Despite Krasner’s limitations, this goal has been at least partly met. Marijuana possession and sex work have been effectively decriminalized. Juvenile lifers are getting parole eligibility. People will not be imprisoned while awaiting trial just because they’re broke. The Conviction Integrity Unit will investigate wrongful convictions and reduce sentences.

These reforms directly impact thousands of lives, disproportionately Black and brown. Simply put, these lives matter. Reforms that set people free ought to not be dismissed because they are “merely reforms” that fall short of total prison abolition.

Beyond their intrinsic value, these reforms will have the additional benefit of bolstering organizing efforts going forward. As Paul D’Amato wrote at Socialist Worker: “It is in the collective fight for reforms that ordinary people are radicalized and are infused with class consciousness and a sense of their own power.”

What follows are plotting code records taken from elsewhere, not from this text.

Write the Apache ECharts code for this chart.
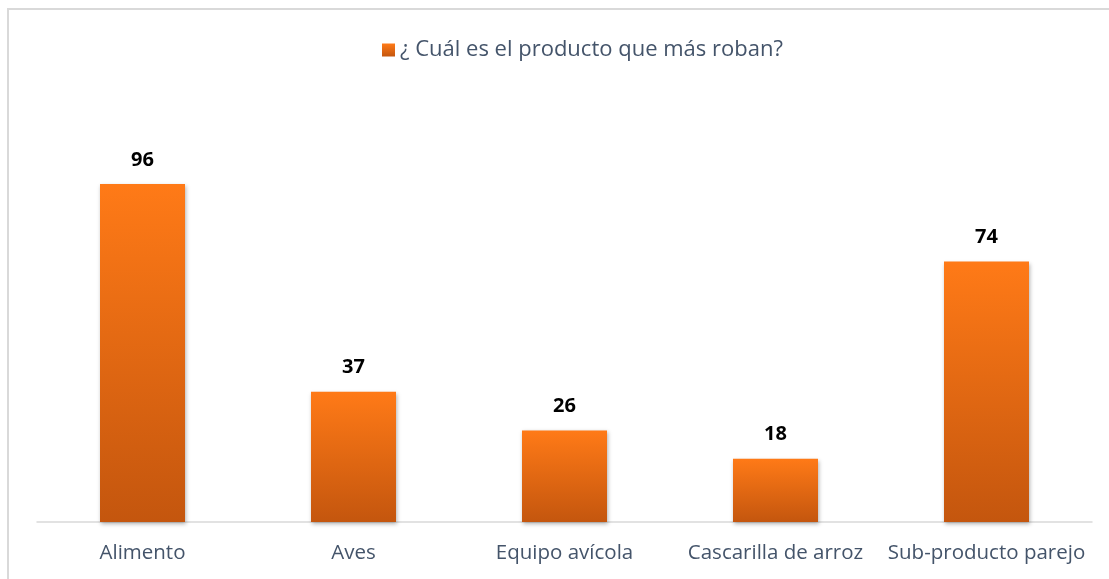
<!DOCTYPE html>
<html>
<head>
<meta charset="utf-8">
<script src="https://cdn.jsdelivr.net/npm/echarts@6/dist/echarts.min.js"></script>
<style>
  html, body { margin: 0; padding: 0; background: #fff; }
  #chart { width: 1109px; height: 579px; }
</style>
</head>
<body>
<div id="chart"></div>
<script>
const categories = ['Alimento', 'Aves', 'Equipo avícola', 'Cascarilla de arroz', 'Sub-producto parejo']
const values = [96, 37, 26, 18, 74]
const seriesName = '¿ Cuál es el producto que más roban?'

const chart = echarts.init(document.getElementById('chart'))

const barGradient = new echarts.graphic.LinearGradient(0, 0, 0, 1, [
  { offset: 0, color: '#FF7A17' },
  { offset: 1, color: '#C4560E' },
])

chart.setOption({
  backgroundColor: '#fff',
  textStyle: { fontFamily: 'Open Sans, sans-serif' },
  // outer chart border
  graphic: [
    {
      type: 'rect',
      shape: { x: 8, y: 9, width: 1200, height: 700 },
      style: { fill: 'none', stroke: '#D9D9D9', lineWidth: 2 },
      silent: true,
    },
  ],
  legend: {
    data: [{ name: seriesName, icon: 'rect' }],
    top: 34,
    left: 377,
    itemWidth: 13,
    itemHeight: 13,
    itemGap: 5,
    textStyle: { color: '#44546A', fontSize: 22, fontFamily: 'Open Sans, sans-serif' },
  },
  grid: {
    left: 37,
    width: 1055,
    top: 170,
    height: 352,
  },
  xAxis: {
    type: 'category',
    data: categories,
    axisLine: { lineStyle: { color: '#D9D9D9', width: 1.5 } },
    axisTick: { show: false },
    axisLabel: { color: '#44546A', fontSize: 20.5, margin: 21, interval: 0 },
  },
  yAxis: {
    type: 'value',
    min: 0,
    max: 100,
    show: false,
    splitLine: { show: false },
  },
  series: [
    {
      name: seriesName,
      type: 'bar',
      data: values,
      barWidth: 85,
      itemStyle: {
        color: barGradient,
        shadowColor: 'rgba(0,0,0,0.3)',
        shadowBlur: 4,
        shadowOffsetY: 2,
        shadowOffsetX: 1,
      },
      label: {
        show: true,
        position: 'top',
        distance: 14,
        color: '#000',
        fontSize: 20,
        fontWeight: 'bold',
      },
    },
  ],
})
</script>
</body>
</html>
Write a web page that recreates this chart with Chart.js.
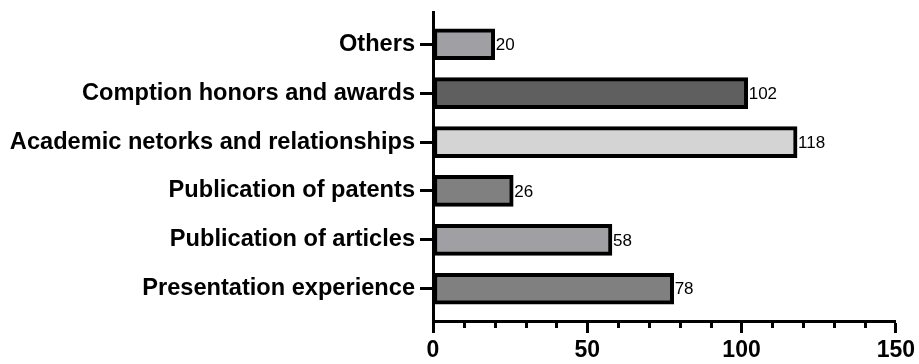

Depopulating the jails will also allow people to imagine a different social landscape, where incarceration is not the dominant mode of solving social problems. It can begin a process of moving resources away from punishment and toward education, housing and health care.

It remains to be seen if Philadelphia’s example of prosecutorial reform can be scaled up to other cities. Many of the reformer DAs elsewhere have accomplished fewer meaningful reforms than expected.

More comparative analysis would be useful to understand the reasons for these differences. Krasner’s experience as a defense and civil rights attorney certainly sets him apart from the lot, many of whom are former prosecutors.

But the strength of the grassroots movements in Philadelphia is the other obvious factor contributing to Krasner’s exceptional performance. They have insisted on accountability to movement demands from the very beginning. Most importantly, organizers have not let up on their work — to close prisons and end cash bail, to protest police brutality, and to challenge death-by-incarceration and immigrant detention.

It is this work at the grassroots level that will continue to define the political landscape, exert pressure on public officials and offer up a vision of a world without cages.